The 1894 near-pandemic is attributed to replacement of sailing ships with steamships. The sailing ships took so long to make their journeys that epidemics on board would burn themselves out by the time the destination was reached. But the steamships were larger and could sustain a larger rat population that survived the shorter journey to the New World. Flea-infected rats were thus delivered from Canton and Hong Kong at the turn of the 20th century, but quarantine measures eventually brought this plague under control.

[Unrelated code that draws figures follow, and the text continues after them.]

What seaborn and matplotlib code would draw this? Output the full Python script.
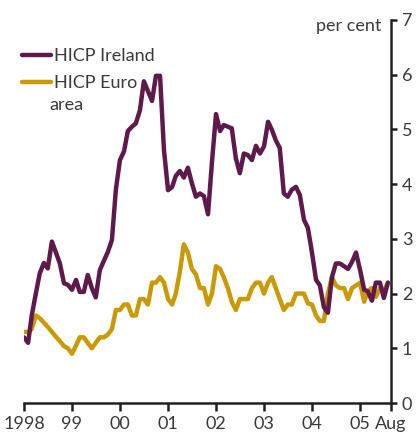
import pandas as pd
import matplotlib
matplotlib.use('Agg')
import matplotlib.pyplot as plt
import seaborn as sns

# monthly HICP inflation, Jan 1998 - Aug 2005 (per cent)
ireland = [1.2, 1.1, 1.6, 2.0, 2.37, 2.56, 2.46, 2.95, 2.75, 2.55, 2.19, 2.16,
           2.07, 2.25, 2.03, 2.03, 2.34, 2.10, 1.93, 2.43, 2.6, 2.76, 2.98, 3.9,
           4.44, 4.6, 4.97, 5.05, 5.11, 5.35, 5.88, 5.70, 5.52, 5.98, 5.98, 4.62,
           3.89, 3.95, 4.15, 4.24, 4.12, 4.30, 4.02, 3.77, 3.83, 3.78, 3.45, 4.4,
           5.28, 4.97, 5.08, 5.05, 5.02, 4.47, 4.20, 4.56, 4.53, 4.44, 4.70, 4.56,
           4.69, 5.14, 5.0, 4.8, 4.66, 3.83, 3.77, 3.90, 3.95, 3.80, 3.35, 3.20,
           2.75, 2.25, 2.15, 1.75, 1.65, 2.3, 2.55, 2.55, 2.50, 2.45, 2.58, 2.75,
           2.43, 2.07, 2.04, 1.87, 2.2, 2.2, 1.92, 2.2]
euro = [1.3, 1.3, 1.35, 1.6, 1.55, 1.47, 1.39, 1.30, 1.21, 1.13, 1.04, 1.0,
        0.9, 1.05, 1.2, 1.2, 1.1, 1.0, 1.1, 1.2, 1.2, 1.25, 1.35, 1.7,
        1.7, 1.8, 1.8, 1.6, 1.6, 1.9, 1.9, 1.8, 2.2, 2.2, 2.3, 2.2,
        1.9, 1.8, 2.0, 2.4, 2.9, 2.75, 2.45, 2.35, 2.1, 2.1, 1.8, 2.0,
        2.5, 2.45, 2.3, 2.1, 1.85, 1.7, 1.9, 1.9, 1.9, 2.1, 2.2, 2.2,
        2.0, 2.2, 2.3, 2.1, 1.9, 1.7, 1.8, 1.8, 2.0, 2.0, 2.0, 1.82,
        1.8, 1.6, 1.5, 1.5, 2.0, 2.3, 2.15, 2.1, 2.1, 1.9, 2.1, 2.15,
        2.2, 1.85, 2.05, 2.1, 1.94, 2.1, 2.05, 2.2]
months = pd.date_range('1998-01-01', periods=len(ireland), freq='MS')
year_labels = ['1998', '99', '00', '01', '02', '03', '04', '05', 'Aug']

df = pd.DataFrame({
    'month': list(months) * 2,
    'value': ireland + euro,
    'series': ['HICP Ireland'] * len(ireland) + ['HICP Euro'] * len(euro),
})

sns.set_style('white')
plt.rcParams['font.family'] = ['Lato', 'DejaVu Sans']

purple = '#5e1a4a'
gold = '#c99a06'
axis_col = '#231f20'
text_col = '#3a3a3a'
fs = 13

fig = plt.figure(figsize=(4.18, 4.36), dpi=100)
ax = fig.add_axes([24 / 418, 33 / 436, 366.7 / 418, 383 / 436])

sns.lineplot(data=df, x='month', y='value', hue='series',
             palette={'HICP Ireland': purple, 'HICP Euro': gold},
             hue_order=['HICP Euro', 'HICP Ireland'],
             linewidth=3.2, ax=ax, legend=False)

xmax = pd.Timestamp('2005-08-22')
ax.set_xlim(months[0], xmax)
ax.set_ylim(0, 7)
ticks = list(pd.date_range('1998-01-01', '2005-01-01', freq='YS')) + [xmax]
ax.set_xticks(ticks)
ax.set_xticklabels(year_labels)
ax.set_yticks(range(8))
ax.yaxis.tick_right()
ax.set_xlabel('')
ax.set_ylabel('')

for s in ['left', 'top']:
    ax.spines[s].set_visible(False)
for s in ['bottom', 'right']:
    ax.spines[s].set_color(axis_col)
    ax.spines[s].set_linewidth(1.8)
ax.tick_params(axis='x', direction='out', length=6, width=1.8, color=axis_col,
               labelsize=fs, labelcolor=text_col, pad=3, bottom=True)
ax.tick_params(axis='y', direction='out', length=4, width=1.8, color=axis_col,
               labelsize=fs, labelcolor=text_col, pad=4, right=True, left=False)

ax.text(0.975, 0.985, 'per cent', transform=ax.transAxes, ha='right', va='center',
        fontsize=fs, color=text_col)

handles = [plt.Line2D([], [], color=purple, lw=3.2, solid_capstyle='round'),
           plt.Line2D([], [], color=gold, lw=3.2, solid_capstyle='round')]
leg = fig.legend(handles, ['HICP Ireland', 'HICP Euro'], loc='upper left',
                 bbox_to_anchor=(22 / 418, 1 - 48 / 436), frameon=False,
                 fontsize=fs, handlelength=1.6, handletextpad=0.15,
                 labelspacing=0.62, borderaxespad=0, borderpad=0)
for t in leg.get_texts():
    t.set_color(text_col)
fig.text(49 / 418, 1 - 105 / 436, 'area', fontsize=fs, color=text_col, va='center')

fig.savefig('out.png', dpi=100)
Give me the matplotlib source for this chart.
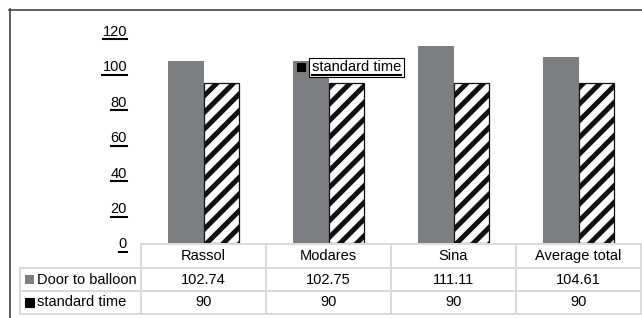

The first record of plague being spread intentionally dates from a 14th century Tartan army catapulting plague-ridden bodies over the city walls of Kaffa in the Crimea. After World War II, the Soviets discovered evidence of plague as a bioweapon in a Japanese facility in Manchuria. The Japanese at first had tried to drop bacterial bombs, but they found that the microbes did not survive the explosions. So instead, they developed porcelain containers that harbored fleas, dropping billions of the infected insects over rural China, killing thousands of people. The Japanese also reportedly infected U.S. and British prisoners of war. So impressed were the Soviets with the Japanese facility that they used it as a model for their own bioweapon program, called Biopreparat.1 Thanks to its history, plague was a prime candidate. "The weaponized, pneumonic form would spread from person to person particularly effectively. It would be undetected for a short time, then spread. Most weaponized kinds need to be spread by aerosols," says Jack Dixon, the Minor J. Coon professor of biological chemistry at the University of Michigan in Ann Arbor. As if pneumonic plague is not horrific enough, the Soviets genetically modified the bacterium to produce a myelin toxin that caused paralysis, according to Ken Alibek,2 who was part of the program but defected to the United States. The Soviet Union collapsed before this new deadlier plague could be pursued.

In this new age of bioterrorism, the ability to engineer ever-more-lethal pathogens leads to the question of whether publishing genome sequence information can be subverted to create more virulent bioweapons. "This is a touchy and difficult question. Society has paid a price for opening Pandora's box, but in the long term, the open exchange of scientific information for the public good far outweighs prices we've had to pay. If we do the alternative, close everything down, many more lives will be lost to the lack of advances in biomedical research," says Bruno Sobral, director of the Virginia Bioinformatics Institute in Blacksburg.

-Ricki Lewis
1. Ken Alibek. Biohazard, New York: Delta Trade Paperbacks, 1999.

2. T. Hollon, "Ken Alibek: For the biodefense," The Scientist, 14[8]:18, April 17, 2000.